La galette de l’ennui
Parmi toutes les traditions mercantilo-religieuses, y en a t-il une plus absurde et plus désagréable que la galette des rois ? Pas encore remis des excès de la nouvelle année, nous voici contraints – le mot n’est pas trop fort – de nous empiffrer d’une indigeste frangipane. Et de trier discrètement dans la pâte pour réserver la fève au petit dernier qu’on fait passer sous la table. Le tout dans l’atmosphère ennuyeuse d’un rite suranné qui n’amuse plus personne, hors les gérants des boulangeries.
Du point de vue symbolique politique, il y a peut être un intérêt pirate pour la galette des rois. Après tout, le tirage au sort d’un représentant du peuple, c’est un procédé démocratique qui a des mérites, ainsi que l’a démontré l’initiative d’un parti comme Ma Voix . Mais le journal Voici nous apprend que la galette des rois présidentielle n’a pas de fève . Las ! sous la cinquième république, les dés seront toujours pipés…

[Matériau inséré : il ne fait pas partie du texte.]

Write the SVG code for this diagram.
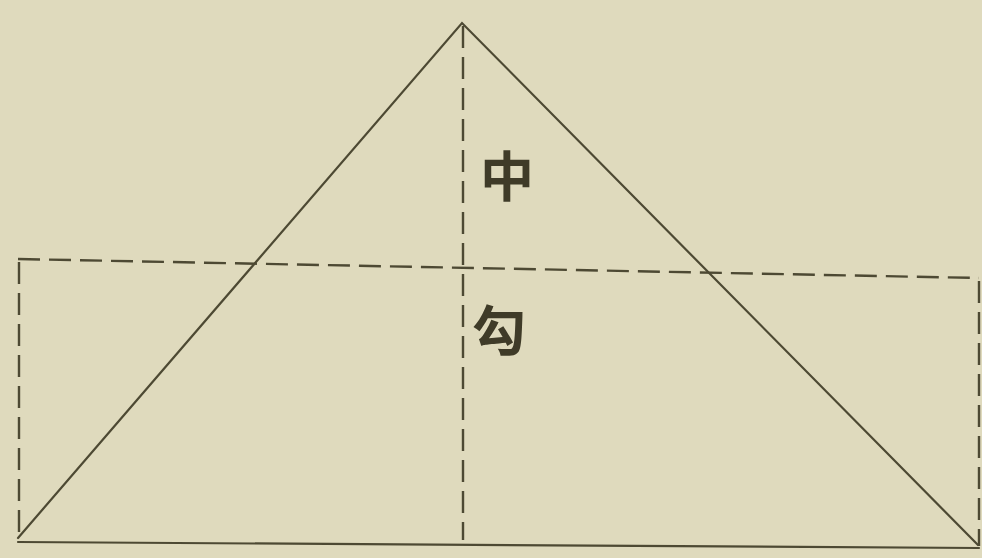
<svg xmlns="http://www.w3.org/2000/svg" width="982" height="558" viewBox="0 0 982 558">
<style>
.bg{fill:#dfdabd}
.solid{stroke:#4d4933;stroke-width:2.2;fill:none;stroke-linecap:round}
.dash{stroke:#4d4933;stroke-width:2.4;fill:none;stroke-dasharray:22 9}
.lbl{font-family:"Noto Sans CJK SC","Noto Sans CJK JP",sans-serif;font-size:54px;font-weight:bold;fill:#3f3b28;text-anchor:middle}
</style>
<rect class="bg" x="0" y="0" width="982" height="558"/>
<g id="connectors">
<polyline class="solid" points="18,538 462,23 978,545"/>
<line class="solid" x1="18" y1="542" x2="979" y2="548"/>
<line class="dash" x1="463" y1="26" x2="463" y2="540"/>
<line class="dash" x1="18" y1="259" x2="979" y2="278"/>
<line class="dash" x1="19" y1="262" x2="19" y2="540"/>
<line class="dash" x1="979" y1="281" x2="979" y2="546"/>
</g>
<g id="label-zhong"><text class="lbl" x="507" y="197">中</text></g>
<g id="label-gou"><text class="lbl" x="499" y="351">勾</text></g>
</svg>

Voilà Emmanuel Macron qui découpe une galette géante – au fait, on fait comment pour bouffer un truc pareil ? Que notre président jupitérien sacrifie à ce rituel à la veille d’une grande manifestation de gilets jaunes avait déjà de quoi provoquer quelques interrogations sur le sens de ses priorités. Mais le discours qui suivit devait les lever.
Pêle mêle il y fut question de cette baguette de pain bien de chez nous qu’on met dix ans à apprendre à cuire et de la jeunesse à qui il faut apprendre un métier – et à filer droit. Puis le président entra dans le dur, fustigeant ceux “de nos concitoyens [qui] pensent qu’on peut tout obtenir sans que cet effort soit apporté.” Alors qu’un bon boulanger se lève tôt, etc.
Sacrée pensée complexe ! On la croirait de la bouche d’un notaire de province dans un roman de Balzac. Laissons la critique de fond. D’autres que nous ont déjà rappelé que tenir des ronds points et braver les gaz lacrymogènes plutôt que de faire la grasse matinée le samedi matin, cela nécessite des efforts.
Ce qui nous interroge, c’est la ringardise assumée de l’intervention macronienne. Où est ce père de la start up nation qui se faisait prendre en photo devant la pyramide du Louvre, assumant une communication de pointe, teintée de mysticisme ? A t-on besoin d’avoir fait Normal Sup et d’avoir travaillé avec Paul Ricoeur pour disserter sur les valeurs traditionnelles de la baguette de pain ?
Un gendre idéal faisant la leçon à des adolescents laborieux dans le cadre désespérément vide de sens d’une galette des rois sans fève. Un président méprisant superbement les mouvements sociaux qui bouleversent la société depuis plusieurs semaines à grands renforts de sermons poussiéreux. On est peut être à un tournant majeur du quinquennat. Macron n’est plus Jupiter, président du ciel et du tonnerre. Il est Manu Premier, roi de l’ennui.